The possibility of an active cull - not just killing sharks caught in drum lines - was one raised by Federal Environment Minister Josh Frydenberg on Wednesday.
And while Australia's government is committed to a programme of conserving shark populations, and proposals of culls are generally met with protests, there is some support for a targeted cull.
An editorial in the centre-right The Australian newspaper by its surf writer, written after Laeticia Brouwer's death, said "our insane shark conservation policies have cost another life", adding that there was blood on the hands of the government.
There are plenty of solutions on the table - but just how big a problem are shark attacks in Australia?
When Laeticia Brouwer was attacked near Esperance on Monday, she became the 15th person to be killed by a shark in Western Australia since 2000, but the first in the country since June last year.
The number of shark attacks in Australia - including fatal and non-fatal - has risen over the past century, but in a way that is consistent with how Australia's population has grown.
But, as horrific as those incidents are for everyone affected, there is, on average, only one death due to a shark attack in Australia every year.
The number of people killed by a shark in Australian waters has changed little over the years despite the country's population - and tourist numbers - booming.
In 1950, when there were 8.3m people living in Australia, two people were killed by sharks. Last year, with a population of more than 24m, there were still only two fatalities.
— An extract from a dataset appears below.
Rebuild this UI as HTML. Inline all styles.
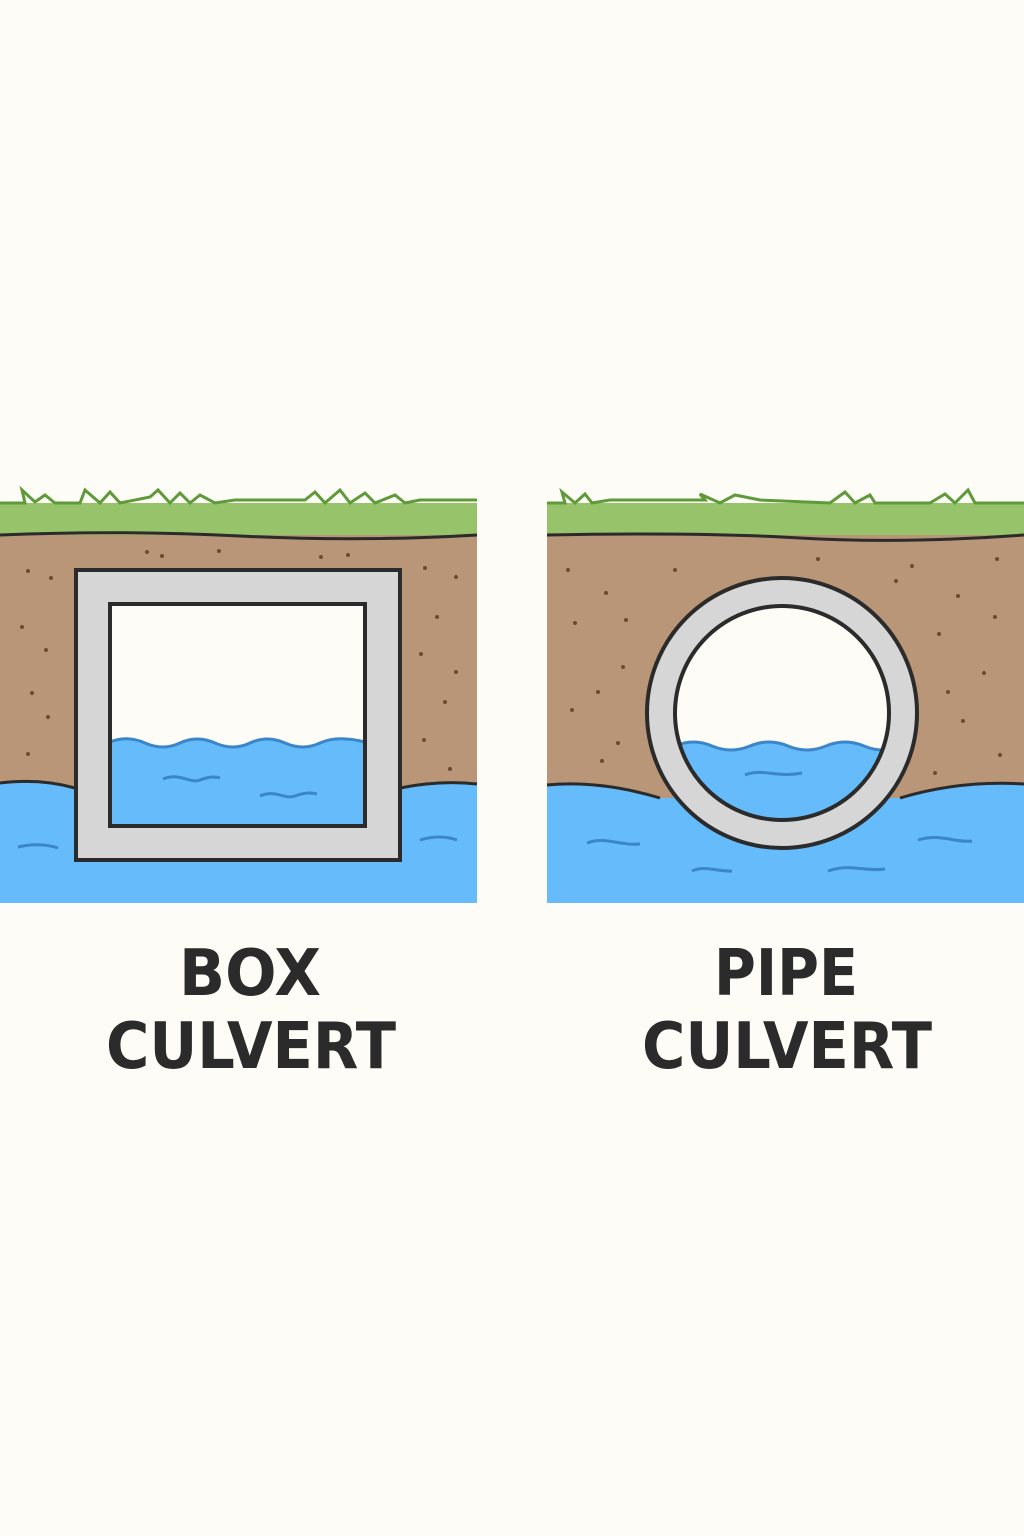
<!DOCTYPE html>
<html><head><style>
html,body{margin:0;padding:0;background:#fdfcf6;}
svg{display:block}
text{font-family:"DejaVu Sans","Liberation Sans",sans-serif;font-weight:bold;fill:#2b2b2b;}
</style></head><body>
<svg width="1024" height="1536" viewBox="0 0 1024 1536">
<rect width="1024" height="1536" fill="#fdfcf6"/>
<defs>
<clipPath id="cin"><circle cx="782" cy="713" r="107"/></clipPath>
</defs>
<!-- LEFT PANEL -->
<rect x="0" y="503" width="477" height="32" fill="#97c46a"/>
<path d="M0,503 L25,503 L22,490 L35,502 L45,495 L55,503 L80,503 L85,490 L100,503 L110,492 L120,503 L150,497 L158,490 L170,503 L180,493 L190,503 L200,495 L215,503 L235,500 L305,500 L315,492 L325,503 L340,490 L350,503 L365,493 L375,503 L395,495 L405,503 L420,500 L477,500" fill="none" stroke="#5e9a3a" stroke-width="3"/>
<rect x="0" y="535" width="477" height="265" fill="#b89677"/>
<path d="M0,535 Q120,530 240,536 T477,535" fill="none" stroke="#2b2b2b" stroke-width="3"/>
<path d="M0,783 Q40,778 75,788 L400,788 Q440,780 477,784 L477,903 L0,903 Z" fill="#66bbfa"/>
<path d="M0,783 Q40,778 75,788 M400,788 Q440,780 477,784" fill="none" stroke="#2b2b2b" stroke-width="3"/>
<g fill="#6b4a36">
<circle cx="28" cy="571" r="2"/><circle cx="51" cy="578" r="2"/><circle cx="22" cy="627" r="2"/><circle cx="46" cy="650" r="2"/><circle cx="32" cy="693" r="2"/><circle cx="48" cy="717" r="2"/><circle cx="28" cy="754" r="2"/>
<circle cx="147" cy="552" r="2"/><circle cx="162" cy="556" r="2"/><circle cx="219" cy="551" r="2"/><circle cx="321" cy="557" r="2"/><circle cx="348" cy="555" r="2"/>
<circle cx="425" cy="568" r="2"/><circle cx="456" cy="577" r="2"/><circle cx="437" cy="617" r="2"/><circle cx="421" cy="654" r="2"/><circle cx="456" cy="672" r="2"/><circle cx="445" cy="702" r="2"/><circle cx="424" cy="740" r="2"/><circle cx="450" cy="769" r="2"/>
</g>
<path d="M18,847 Q40,842 58,848" fill="none" stroke="#3a86c8" stroke-width="3"/>
<path d="M420,840 Q440,834 457,840" fill="none" stroke="#3a86c8" stroke-width="3"/>
<rect x="76" y="570" width="324" height="290" fill="#d6d6d6" stroke="#2b2b2b" stroke-width="4"/>
<rect x="110" y="604" width="255" height="222" fill="#fdfcf6"/>
<path d="M110,742 Q127,735 145,743 T180,743 T215,743 T250,743 T285,743 T320,743 T365,742 L365,826 L110,826 Z" fill="#66bbfa"/>
<path d="M110,742 Q127,735 145,743 T180,743 T215,743 T250,743 T285,743 T320,743 T365,742" fill="none" stroke="#3a86c8" stroke-width="3"/>
<path d="M163,779 C180,772 190,784 200,780 C208,777 214,776 220,778" fill="none" stroke="#3a86c8" stroke-width="3"/>
<path d="M260,796 C275,789 285,800 295,796 C303,793 310,792 317,794" fill="none" stroke="#3a86c8" stroke-width="3"/>
<rect x="110" y="604" width="255" height="222" fill="none" stroke="#2b2b2b" stroke-width="4"/>
<!-- RIGHT PANEL -->
<rect x="547" y="503" width="477" height="32" fill="#97c46a"/>
<path d="M547,503 L565,503 L562,492 L575,503 L585,494 L592,503 L610,500 L705,500 L700,494 L720,503 L735,495 L760,500 L830,503 L845,492 L855,503 L870,495 L875,503 L930,503 L945,494 L955,503 L968,490 L975,503 L1024,503" fill="none" stroke="#5e9a3a" stroke-width="3"/>
<rect x="547" y="535" width="477" height="270" fill="#b89677"/>
<path d="M547,535 Q700,532 800,538 T1024,535" fill="none" stroke="#2b2b2b" stroke-width="3"/>
<path d="M547,785 Q600,780 660,798 L900,798 Q960,780 1024,784 L1024,903 L547,903 Z" fill="#66bbfa"/>
<path d="M547,785 Q600,780 660,798 M900,798 Q960,780 1024,784" fill="none" stroke="#2b2b2b" stroke-width="3"/>
<g fill="#6b4a36">
<circle cx="568" cy="570" r="2"/><circle cx="675" cy="570" r="2"/><circle cx="606" cy="593" r="2"/><circle cx="575" cy="623" r="2"/><circle cx="626" cy="620" r="2"/><circle cx="623" cy="667" r="2"/><circle cx="598" cy="692" r="2"/><circle cx="572" cy="710" r="2"/><circle cx="618" cy="743" r="2"/><circle cx="602" cy="761" r="2"/>
<circle cx="818" cy="559" r="2"/><circle cx="912" cy="566" r="2"/><circle cx="896" cy="581" r="2"/><circle cx="997" cy="559" r="2"/><circle cx="958" cy="596" r="2"/><circle cx="995" cy="617" r="2"/><circle cx="939" cy="634" r="2"/><circle cx="984" cy="673" r="2"/><circle cx="948" cy="692" r="2"/><circle cx="963" cy="721" r="2"/><circle cx="1000" cy="755" r="2"/><circle cx="935" cy="773" r="2"/>
</g>
<path d="M587,843 C605,836 620,846 640,844" fill="none" stroke="#3a86c8" stroke-width="3"/>
<path d="M692,871 C705,865 718,872 732,871" fill="none" stroke="#3a86c8" stroke-width="3"/>
<path d="M828,871 C850,863 865,872 885,869" fill="none" stroke="#3a86c8" stroke-width="3"/>
<path d="M918,840 C940,833 955,843 972,841" fill="none" stroke="#3a86c8" stroke-width="3"/>
<circle cx="782" cy="713" r="135" fill="#d6d6d6" stroke="#2b2b2b" stroke-width="4"/>
<circle cx="782" cy="713" r="107" fill="#fdfcf6"/>
<g clip-path="url(#cin)">
<path d="M675,746 Q693,738 712,746 T750,746 T788,746 T826,746 T864,746 T900,746 L900,830 L675,830 Z" fill="#66bbfa"/>
<path d="M675,746 Q693,738 712,746 T750,746 T788,746 T826,746 T864,746 T900,746" fill="none" stroke="#3a86c8" stroke-width="3"/>
</g>
<path d="M745,775 C762,768 778,778 802,773" fill="none" stroke="#3a86c8" stroke-width="3"/>
<circle cx="782" cy="713" r="107" fill="none" stroke="#2b2b2b" stroke-width="4"/>
<!-- LABELS -->
<text x="250" y="995" font-size="64" text-anchor="middle" textLength="142" lengthAdjust="spacingAndGlyphs">BOX</text>
<text x="251" y="1068" font-size="64" text-anchor="middle" textLength="290" lengthAdjust="spacingAndGlyphs">CULVERT</text>
<text x="786" y="995" font-size="64" text-anchor="middle" textLength="144" lengthAdjust="spacingAndGlyphs">PIPE</text>
<text x="787" y="1068" font-size="64" text-anchor="middle" textLength="290" lengthAdjust="spacingAndGlyphs">CULVERT</text>
</svg>
</body></html>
John G West, who runs the Australian Shark Attack File, which reports all attacks for the Taronga Conservation Society, says the chances of being killed by a shark now are much slimmer than in previous years.
In a 2011 report, he said the number of attacks that were fatal fell from 45% in the 1930s to 10% in the decade leading up to 2011.
But while human populations have grown, he points out that the number of sharks has fallen.
One thing, though, seems sure.
"Encounters with sharks, although a rare event, will continue to occur if humans continue to enter the ocean professionally or for recreational pursuit," Mr West writes.